What can rehabilitate these organizations in the long term?

The research
and practice literature is rife with advice on short-term crisis management,
but spare on the question of long-term rehabilitation
for re-establishment of trust. Not surprising, as crisis management rightly emphasizes rapid
action immediately following the offense, and today’s managers in general
suffer from short-termism. The long term is important, though, so let’s see
what can be said about it.

Looking
for data on organizational rehabilitation, I find a remarkable range of
actions, inactions, fumbles, and consequences.

  • Following the
    2009 crash, Wall Street banks
    did little to repent, or even change their practices. Their reputations
    are in the toilet, but their profits continue unabated.
  • Kent State University built a parking lot – a parking lot! –
    over the site where US National Guardsmen shot and killed four students in
    1970. Was this simple obtuseness, or an attempt to literally pave over and
    forget the incident? If the latter, it didn’t work; Neil Young’s song about the tragedy still plays
    on the radio today. Students still enroll at KSU. A lot of other people
    shun the place, having seen no sincere efforts toward rehabilitation. On the
    contrary, a schoolteacher in Ohio was recently fired for teaching, against
    his principal’s orders, the history of the Kent State incident. (Here’s
    what was done to rehab Jackson State, site of a similar shooting.) 



Kent State

  • The core meltdown
    at Three Mile Island was the first major nuclear accident near major population
    centers. A federal review panel identified the shortcomings in training
    that led to operators’ wrong responses to the reactor’s indicators and
    gauges. This improved training at other sites, and generally improved
    performance of nuclear generators in the US and elsewhere. Little
    animosity
    remains toward
    First Energy Company of Akron,
    the
    owners of the TMI plant. However, the TMI experience made the public less
    forgiving
    of subsequent reactor
    failures. We tend to believe that lessons offered should be lessons learned.
    The Fukushima plant thus faces
    a long and uncertain road toward rehabilitation. 
  • The meltdown
    at Chernobyl was blamed on
    reactor design, not operator training. Nearby residents got sick or lost
    their homes as humans were banned from the vicinity. The upside was that Russia
    gained a large nature preserve, and much has been learned about impact of
    irradiation on animal species. Public reaction? People say, that’s Russia,
    and shrug.
  • This year the Chonghaejin
    Marine Company’s Sewol ferry
    sunk, killing 300, mostly school children.

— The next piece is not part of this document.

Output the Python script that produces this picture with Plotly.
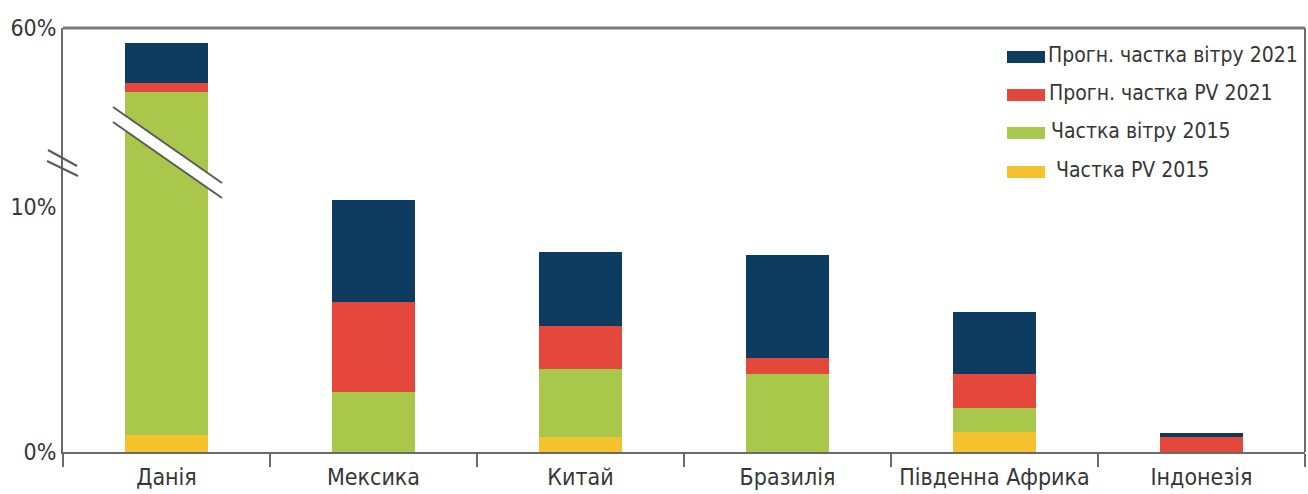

The company’s president went
    into hiding and his children fled the country. A long list of prior code violations came to light. Meanwhile, the Korean Coast Guard’s
    response was pitifully inadequate. South Korea President Park Geun-Hye
    dissolved the Coast Guard (though everyone knows a reconstituted Guard
    would have to hire many of the same people), and the country’s Prime
    Minister resigned. The sinking of the ferry was the greatest domestic
    disaster in South Korea’s postwar history. Chonghaejin has no hope of
    rehabilitation. Despite the anger directed at President Park, however, the
    New York Times sees no long term
    impact on her ability to govern the nation.
  • How will Ferguson, Missouri, rehabilitate
    itself? Given the behavior of police, the DA and residents, the town will
    draw few tourists or in-migrants for many years to come. The past few days
    have brought rumbles that the case may be re-opened.
    This offers a ray of hope for the town.
  • And then, New York. Its Mayor voiced
    disagreement with the court’s Eric Garner decision, and approved
    protestors’ constitutionally guaranteed right to assemble. In return, the
    police union members histrionically turned their backs on him – thus proving the
    protestors’ point that your civil rights are of little concern to the
    NYPD. I don’t want to visit New York any mo
    re, but others will, of course,
    because it’s… New York. (In my view, the separation of powers p
    rinciple
    says it’s the Mayor’s prerogative and duty to state his disagreement with
    the courts, even if doing so risks violent public response - which the Mayor should also take pains to discourage and prevent. It’s also the
    Mayor’s job, not the police’s, to consider impacts on tourism revenue, so
    naturally his decisions will not always please the police union. You may
    disagree with my parenthetical political analysis, but still agree that
    rehabilitation is an issue here. On the personal level, the families and
    colleagues of the slain police officers have all my sympathy.)
  • It took two
    generations to rehabilitate Germany.
    This year sees a menorah together with a Christmas tree at the Brandenburg
    Gate.

The
reader can think of many, many more such examples. They will include the
Tuskegee experiments, and torture at Abu Ghraib and Guantanamo.

Constructive
responses to date have been situational. Examples are Brown University, the rehab of the US Secret Service,
and the Federal Reserve’s initiative to
restore trust in banks
. Can there be a general theory of institutional
rehabilitation? The cases above suggest the dimensions researchers must
consider:

  • The magnitude
    of losses and the perceived extent of betrayal.
  • The extent to
    which people feel, if it happened to these victims, it could happen to me.
  • The remaining
    attractions and good qualities of the offending organization.
  • Expected time
    to rehabilitation, which might exceed the natural life spans of the
    culprits.
  • The perception
    that the true culprits have been truly punished. No symbolic resignations,
    no golden parachutes, no get out of jail free cards, and no fall guys.
  • Whether the organization’s
    practices have truly changed. Whether the changes truly reduce danger and
    increase fairness – as opposed to changes that simply reflect empty
    political correctness.
  • Evidence of
    the organization’s ongoing self-examination.

A
related question is that of organizations that suffer (or cause) a slow erosion
of trust, rather than a sudden crisis. See, for example, my blog and many other recent
articles about the tech industry betraying its early promise, gradually losing its initially cultish customer base. Will the needed rehab be of the same nature, or different?